The personality of 6-year-old Anthony Tiger Ojeda is best described by his nickname, “Tony the Tiger.”
In the fifth month of her pregnancy, his mother, Marlene White, learned that Anthony's kidneys were riddled with so many cysts they couldn't be counted. Before he was born, she was told that his lungs were not fully developed.
“They told me not to expect him to come out screaming, but he did,” White said.
When one form of dialysis failed, Anthony underwent another. He suffered several bacterial infections. He was anemic. By August 2009, the wounds his catheter left on his abdomen had to be restitched at least once a week.
On her 23rd birthday, White held a prayer meeting with her sisters and cousins and performed an American Indian ceremony on her son's behalf.

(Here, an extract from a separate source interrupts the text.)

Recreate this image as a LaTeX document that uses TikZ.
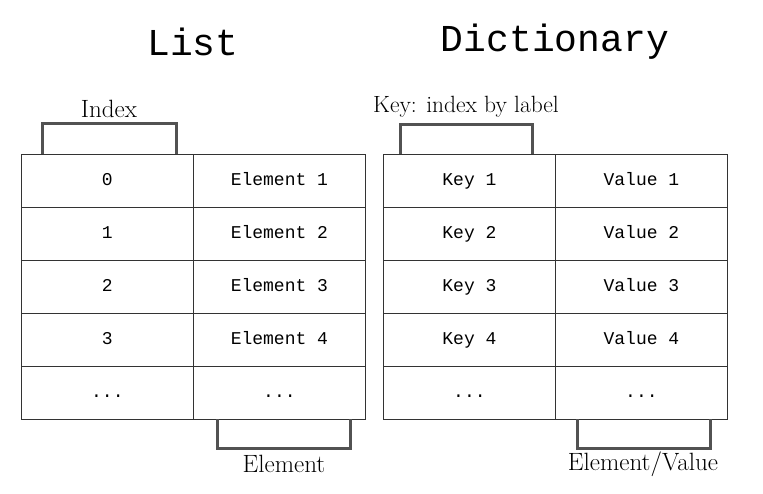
\documentclass[tikz,border=0pt]{standalone}
\usepackage{fontspec}
\newfontfamily\monofont{Liberation Mono}
\begin{document}
\begin{tikzpicture}[x=1pt,y=-1pt,
  cell/.style={draw=black!80,line width=0.8pt,minimum width=172pt,minimum height=53pt,inner sep=0pt,text height=11pt,text depth=2pt,font=\monofont\fontsize{18}{18}\selectfont,anchor=north west},
  title/.style={font=\monofont\fontsize{38}{38}\selectfont},
  lbl/.style={font=\fontsize{25}{25}\selectfont},
  bracket/.style={draw=black!68,line width=3pt,line join=miter}]
\useasboundingbox (0,0) rectangle (763,493);
\node[title] (tl) at (193,42) {List};
\node[title] (td) at (555,42) {Dictionary};
% List table
\foreach \r/\a/\b in {0/0/Element 1,1/1/Element 2,2/2/Element 3,3/3/Element 4,4/{...}/{...}}{
  \node[cell] (la\r) at (21,154+53*\r) {\a};
  \node[cell] (lb\r) at (193,154+53*\r) {\b};
}
\foreach \r/\a/\b in {0/Key 1/Value 1,1/Key 2/Value 2,2/Key 3/Value 3,3/Key 4/Value 4,4/{...}/{...}}{
  \node[cell] (da\r) at (383,154+53*\r) {\a};
  \node[cell] (db\r) at (555,154+53*\r) {\b};
}
% brackets
\coordinate (i1) at (42,154); \coordinate (i2) at (176,154);
\draw[bracket] (i1) -- ++(0,-31) -| (i2);
\node[lbl] (li) at (109,109) {Index};
\coordinate (k1) at (400,154); \coordinate (k2) at (532,154);
\draw[bracket] (k1) -- ++(0,-30) -| (k2);
\node[lbl,font=\fontsize{23.5}{23.5}\selectfont] (lk) at (466,107) {Key: index by label};
\coordinate (e1) at (217,419); \coordinate (e2) at (350,419);
\draw[bracket] (e1) -- ++(0,29) -| (e2);
\node[lbl] (le) at (284,464) {Element};
\coordinate (v1) at (577,419); \coordinate (v2) at (710,419);
\draw[bracket] (v1) -- ++(0,29) -| (v2);
\node[lbl] (lv) at (643,464) {Element/Value};
\end{tikzpicture}
\end{document}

The next morning, she received a phone call. A kidney had been found.
In the year and a half since the transplant, Anthony has suffered a couple of episodes with organ rejection sparked by flu and pneumonia, but he pulled through. But at age 5, he still couldn't walk.
“He couldn't bear weight on his arms or legs, so he army-crawled,” White said.
“It was sad because I saw my two youngest ones walk before he did, but that also motivated him,” she said.
Chemotherapy strengthened Anthony's immune system. Soon he could stomach more foods. His doctor visits slowed from three or four a week to once a month. And in January 2011, Anthony took his first step.